VERSE OF THE DAY:
Salvation is found in no one else, for there is no other name under heaven given to men by which we must be saved. -- Acts 4:12
 

  The Road to The White House: 

Roselle’s First Black Councilman Helps to Pave the Way

By Shauna Jamieson Carty

               
During the campaign leading up to the presidential election, GG Woody had an answer for everyone he met who said they feared that if a black man won, he would be assassinated. He told them to vote for Senator Barack Obama anyway.

            “We gotta do it,” he told them. “This is our great chance.”

            On election night, Mr. Woody watched the election results with his wife, Beulah McClinton Woody. From the security of their home in Roselle, they wondered if Americans had changed enough to elect the first African American president. History had also taught them that if Senator Obama won, there was a possibility that someone would try to kill him.

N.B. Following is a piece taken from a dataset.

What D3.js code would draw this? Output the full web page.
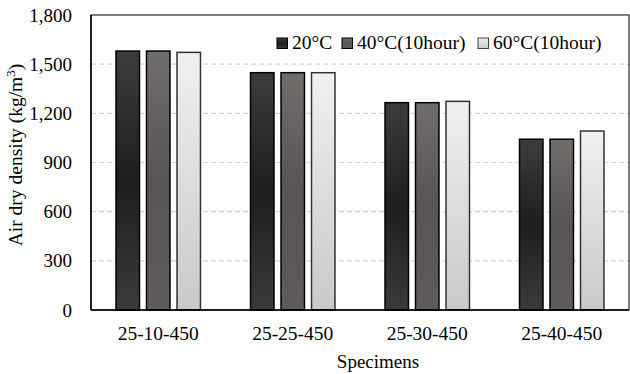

            “People are still afraid of losing him that way,” Mr. Woody said. He explained that the fear stems from the 1960s when three men who advocated equal rights for African Americans were assassinated. “It’s a horrible feeling. They understand how they felt when Martin was killed, how you felt when President Kennedy was killed, how you felt when Bobby was killed; all the people who sacrificed their life to voter registration in the South.”


 

Most Americans have only seen Rev. Dr. Martin Luther King, former President Kennedy and Senator Robert “Bobby” Kennedy on television, or read about them in history books. Mr. Woody knew some of them personally. During the 1950s, Mr. Woody became the first black City Councilman elected in Roselle.

“There were only a handful of black elected officials in the country and we all knew one another,” Mr. Woody said.

 His prominence as one of few black politicians at that time led him to meeting other people who were involved in the struggle to overcome discrimination and obtain equal opportunities for African Americans. He possesses pictures and documents that capture significant moments from that era. An invitation to the White House is mounted in a frame on one wall of his house. A picture of Mr. Woody standing beside Senator Robert Kennedy hangs nearby. Another photograph shows Mr. Woody standing with the son of Rev. Dr. Martin Luther King.


 

Mr. Woody was among the elected officials who paved the way for the election of America’s first black president. He explained that he recognizes that people attitudes have changed.

“That tells me that younger people are thinking differently,” Mr. Woody said, citing the number of white Americans who voted for President-elect Obama. “The younger people are getting to know one another to respect one another.”

Mr. Woody feels optimistic about the future and praises God for the progress people have made. “He’s working His way in His own time because somehow Obama came and Obama is from a mixed heritage. That in turn is bringing respect from all around the world. He has to be God sent.”